## Start RECORDED DATA
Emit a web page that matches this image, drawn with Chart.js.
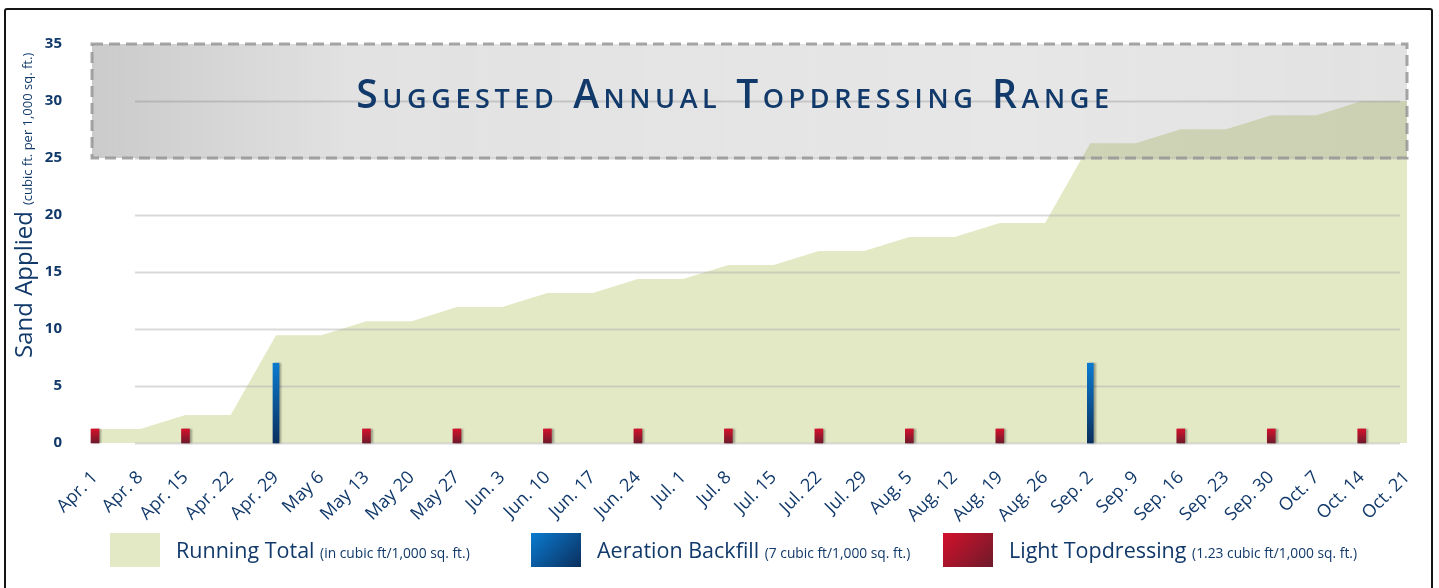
<!DOCTYPE html>
<html>
<head>
<meta charset="utf-8">
<script src="https://cdn.jsdelivr.net/npm/chart.js@4.4.0/dist/chart.umd.min.js"></script>
<style>
  body { margin: 0; background: #fff; font-family: "Open Sans", sans-serif; }
  #wrap { position: relative; width: 1439px; height: 588px; overflow: hidden; }
  #frame { position: absolute; left: 4px; top: 8px; width: 1425px; height: 620px; border: 2px solid #151515; border-radius: 3px; }
  canvas { position: absolute; left: 0; top: 0; }
  #title { position: absolute; left: 0; width: 1470px; top: 66px; text-align: center; color: #11396a;
           font: 600 39px "Open Sans", sans-serif; font-variant: small-caps; letter-spacing: 4.6px; }
  .leg { position: absolute; top: 533px; height: 34px; color: #11396a; white-space: nowrap; }
  .leg .box { position: absolute; left: 0; top: 0; width: 50px; height: 34px; }
  .leg .txt { position: absolute; left: 66px; top: 2px; font-size: 21.5px; }
  .leg .txt small { font-size: 13.8px; }
</style>
</head>
<body>
<div id="wrap">
  <canvas id="c" width="1439" height="588"></canvas>
  <div id="title">Suggested Annual Topdressing Range</div>
  <div id="frame"></div>
  <div class="leg" style="left:110px"><div class="box" style="background:#e4e9c5"></div><div class="txt">Running Total <small>(in cubic ft/1,000 sq. ft.)</small></div></div>
  <div class="leg" style="left:531px"><div class="box" style="background:linear-gradient(135deg,#0a7bd0,#0b2f5e)"></div><div class="txt">Aeration Backfill <small>(7 cubic ft/1,000 sq. ft.)</small></div></div>
  <div class="leg" style="left:943px"><div class="box" style="background:linear-gradient(135deg,#d3112b,#6e1a2b)"></div><div class="txt">Light Topdressing <small>(1.23 cubic ft/1,000 sq. ft.)</small></div></div>
</div>
<script>
const weeks = ['Apr. 1','Apr. 8','Apr. 15','Apr. 22','Apr. 29','May 6','May 13','May 20','May 27','Jun. 3',
  'Jun. 10','Jun. 17','Jun. 24','Jul. 1','Jul. 8','Jul. 15','Jul. 22','Jul. 29','Aug. 5','Aug. 12',
  'Aug. 19','Aug. 26','Sep. 2','Sep. 9','Sep. 16','Sep. 23','Sep. 30','Oct. 7','Oct. 14','Oct. 21'];

const runningTotal = [1.23,1.23,2.46,2.46,9.46,9.46,10.69,10.69,11.92,11.92,
  13.15,13.15,14.38,14.38,15.61,15.61,16.84,16.84,18.07,18.07,
  19.30,19.30,26.30,26.30,27.53,27.53,28.76,28.76,29.99,29.99];

const aeration = [null,null,null,null,7,null,null,null,null,null,
  null,null,null,null,null,null,null,null,null,null,
  null,null,7,null,null,null,null,null,null,null];

const lightTop = [1.23,null,1.23,null,null,null,1.23,null,1.23,null,
  1.23,null,1.23,null,1.23,null,1.23,null,1.23,null,
  1.23,null,null,null,1.23,null,1.23,null,1.23,null];

const yTicks = [0,5,10,15,20,25,30,35];
const rangeLow = 25, rangeHigh = 35;

const navy = '#11396a';

function barGradient(c, top, bottom, topVal) {
  const chart = c.chart;
  if (!chart.chartArea) return top;
  const y = chart.scales.y;
  const g = chart.ctx.createLinearGradient(0, y.getPixelForValue(topVal), 0, y.getPixelForValue(0));
  g.addColorStop(0, top);
  g.addColorStop(1, bottom);
  return g;
}

const decor = {
  id: 'decor',
  beforeDatasetDraw(chart, args) {
    // soft shadow on the bars
    if (args.index === 0) return;
    const ctx = chart.ctx;
    ctx.save();
    ctx.shadowColor = 'rgba(0,0,0,0.35)';
    ctx.shadowOffsetX = 2;
    ctx.shadowBlur = 2;
  },
  afterDatasetDraw(chart, args) {
    if (args.index !== 0) { chart.ctx.restore(); return; }
    const ctx = chart.ctx, y = chart.scales.y, area = chart.chartArea;
    ctx.save();
    // gridlines over the area fill
    ctx.strokeStyle = 'rgba(170,170,170,0.45)';
    ctx.lineWidth = 2;
    yTicks.slice(0, -1).forEach(v => {
      const py = Math.round(y.getPixelForValue(v)) + 0.5;
      ctx.beginPath(); ctx.moveTo(135, py); ctx.lineTo(area.right - 7, py); ctx.stroke();
    });
    // suggested range box
    const top = y.getPixelForValue(rangeHigh), bot = y.getPixelForValue(rangeLow);
    const l = area.left - 3, r = area.right;
    const g = ctx.createLinearGradient(l, 0, r, 0);
    g.addColorStop(0, 'rgba(110,110,110,0.36)');
    g.addColorStop(0.2, 'rgba(110,110,110,0.2)');
    g.addColorStop(0.7, 'rgba(110,110,110,0.17)');
    g.addColorStop(1, 'rgba(110,110,110,0.2)');
    ctx.fillStyle = g;
    ctx.fillRect(l, top, r - l, bot - top);
    ctx.setLineDash([11, 6]);
    ctx.strokeStyle = 'rgba(150,150,150,0.85)';
    ctx.lineWidth = 3;
    ctx.strokeRect(l, top, r - l, bot - top);
    ctx.restore();
  },
  afterDraw(chart) {
    const ctx = chart.ctx;
    ctx.save();
    ctx.translate(32, 358);
    ctx.rotate(-Math.PI / 2);
    ctx.fillStyle = navy;
    ctx.textBaseline = 'alphabetic';
    ctx.textAlign = 'left';
    ctx.font = '24px "Open Sans"';
    ctx.fillText('Sand Applied', 0, 0);
    const w = ctx.measureText('Sand Applied').width + 6;
    ctx.font = '13px "Open Sans"';
    ctx.fillText('(cubic ft. per 1,000 sq. ft.)', w, 0);
    ctx.restore();
  }
};

new Chart(document.getElementById('c'), {
  data: {
    labels: weeks,
    datasets: [
      {
        type: 'line', label: 'Running Total', data: runningTotal, order: 3,
        fill: 'origin', backgroundColor: '#e4e9c5', borderWidth: 0, pointRadius: 0, tension: 0
      },
      {
        type: 'bar', label: 'Aeration Backfill', data: aeration, order: 2, grouped: false,
        barThickness: 6, clip: false,
        backgroundColor: c => barGradient(c, '#0a7bd0', '#0b2f5e', 7)
      },
      {
        type: 'bar', label: 'Light Topdressing', data: lightTop, order: 1, grouped: false,
        barThickness: 8, clip: false,
        backgroundColor: c => barGradient(c, '#d3112b', '#6e1a2b', 1.23)
      }
    ]
  },
  options: {
    responsive: false,
    devicePixelRatio: 1,
    animation: false,
    layout: { padding: { top: 44, right: 32, left: 0, bottom: 0 } },
    plugins: { legend: { display: false }, tooltip: { enabled: false } },
    scales: {
      x: {
        offset: false,
        grid: { display: false },
        border: { display: false },
        ticks: {
          color: navy, font: { family: 'Open Sans', size: 18 },
          minRotation: 45, maxRotation: 45, autoSkip: false, padding: 16
        },
        afterFit(s) { s.height = 145; }
      },
      y: {
        min: 0, max: 35,
        grid: { display: false },
        border: { display: false },
        afterBuildTicks(s) { s.ticks = yTicks.map(v => ({ value: v })); },
        ticks: {
          color: navy, font: { family: 'Open Sans', size: 15, weight: 'bold' }, padding: 25
        },
        afterFit(s) { s.width = 95; }
      }
    }
  },
  plugins: [decor]
});
</script>
</body>
</html>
## End RECORDED DATA
Set down again, exactly, the lines of the material above from its first line to the one with "19.30,19.30,26.30,26.30,27.53,27.53,28.76,28.76,29.99,29.99];", inclusive. Leave the pictures out.

▶ **WORKED ANSWER**:
Emit a web page that matches this image, drawn with Chart.js.
<!DOCTYPE html>
<html>
<head>
<meta charset="utf-8">
<script src="https://cdn.jsdelivr.net/npm/chart.js@4.4.0/dist/chart.umd.min.js"></script>
<style>
  body { margin: 0; background: #fff; font-family: "Open Sans", sans-serif; }
  #wrap { position: relative; width: 1439px; height: 588px; overflow: hidden; }
  #frame { position: absolute; left: 4px; top: 8px; width: 1425px; height: 620px; border: 2px solid #151515; border-radius: 3px; }
  canvas { position: absolute; left: 0; top: 0; }
  #title { position: absolute; left: 0; width: 1470px; top: 66px; text-align: center; color: #11396a;
           font: 600 39px "Open Sans", sans-serif; font-variant: small-caps; letter-spacing: 4.6px; }
  .leg { position: absolute; top: 533px; height: 34px; color: #11396a; white-space: nowrap; }
  .leg .box { position: absolute; left: 0; top: 0; width: 50px; height: 34px; }
  .leg .txt { position: absolute; left: 66px; top: 2px; font-size: 21.5px; }
  .leg .txt small { font-size: 13.8px; }
</style>
</head>
<body>
<div id="wrap">
  <canvas id="c" width="1439" height="588"></canvas>
  <div id="title">Suggested Annual Topdressing Range</div>
  <div id="frame"></div>
  <div class="leg" style="left:110px"><div class="box" style="background:#e4e9c5"></div><div class="txt">Running Total <small>(in cubic ft/1,000 sq. ft.)</small></div></div>
  <div class="leg" style="left:531px"><div class="box" style="background:linear-gradient(135deg,#0a7bd0,#0b2f5e)"></div><div class="txt">Aeration Backfill <small>(7 cubic ft/1,000 sq. ft.)</small></div></div>
  <div class="leg" style="left:943px"><div class="box" style="background:linear-gradient(135deg,#d3112b,#6e1a2b)"></div><div class="txt">Light Topdressing <small>(1.23 cubic ft/1,000 sq. ft.)</small></div></div>
</div>
<script>
const weeks = ['Apr. 1','Apr. 8','Apr. 15','Apr. 22','Apr. 29','May 6','May 13','May 20','May 27','Jun. 3',
  'Jun. 10','Jun. 17','Jun. 24','Jul. 1','Jul. 8','Jul. 15','Jul. 22','Jul. 29','Aug. 5','Aug. 12',
  'Aug. 19','Aug. 26','Sep. 2','Sep. 9','Sep. 16','Sep. 23','Sep. 30','Oct. 7','Oct. 14','Oct. 21'];

const runningTotal = [1.23,1.23,2.46,2.46,9.46,9.46,10.69,10.69,11.92,11.92,
  13.15,13.15,14.38,14.38,15.61,15.61,16.84,16.84,18.07,18.07,
  19.30,19.30,26.30,26.30,27.53,27.53,28.76,28.76,29.99,29.99];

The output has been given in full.